For the true Christian, who is genuinely open to God's influence in their life, taking part in the Eucharist is conditional on this attitude of service and humility - this willingness to take up a stance in life which involves performing menial or servant-like tasks for each other. Washing people's feet in Jesusí time was of course a task that only a servant would perform.
According to St John, no Christian should approach the Eucharistic table, or receive Christ's Body and Blood, without this prior commitment. At the same time, none of us should go away from the table, having received communion, without having this commitment strengthened and reinforced. We have to find the presence of Christ both in the Eucharist and in the washing of feet. They're two sides of a single reality.
Well, the question is: what reality? Why does Saint John say that the followers of Christ have to take on this servant-like commitment? The answer is that that it's a reflection of God's nature, God's character, and so it's something that we take on as we gradually realise or grow into the vocation we all have to be like God.
By the time John's gospel was written Jesus was clearly seen as being divine. "Whoever has seen me has seen the Father". So the gesture of the foot-washing was demonstrating a vital aspect of God's nature - the fact that he chooses to reveal himself in powerlessness and servanthood.

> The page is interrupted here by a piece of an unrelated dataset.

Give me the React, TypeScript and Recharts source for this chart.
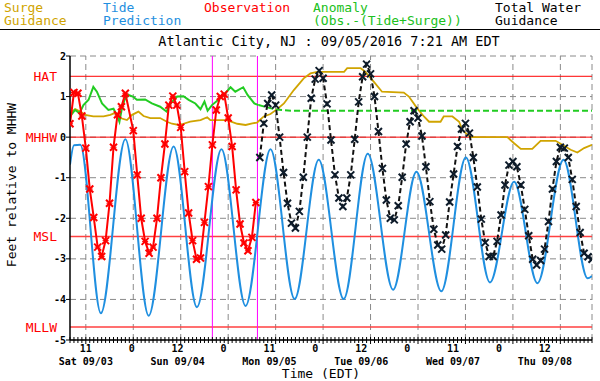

God shows himself - to make the point another way - by reversing the ordinary human values and customs, where important and powerful people demonstrate their superiority with all kinds of badges of privilege and ways of being treated in a servile way by their subordinates. Peter shows how far he still holds to that way of thinking by his embarrassment and by the objections he raises to Jesus' action.
That's why out of the four gospel accounts of the Last Supper, it's especially Saint John's account that belongs within the Easter Triduum: it belongs especially in the context of Christ's journey to the Cross. And it's partly for that reason that the Mass of the Lord's Supper doesn't have a formal ending - it remains open and unfinished, and picks up again tomorrow, with the remembrance of Christ's Passion and Death.
So the institution of the Eucharist, the washing of the feet, and the Path to the Cross, are all part of a single mystery, and they all cast light on each other.
These are the realities of our faith which we can bear in mind and reflect on as we join with the rest of the Church in beginning, once again, this year's re-enactment of the Paschal Triduum.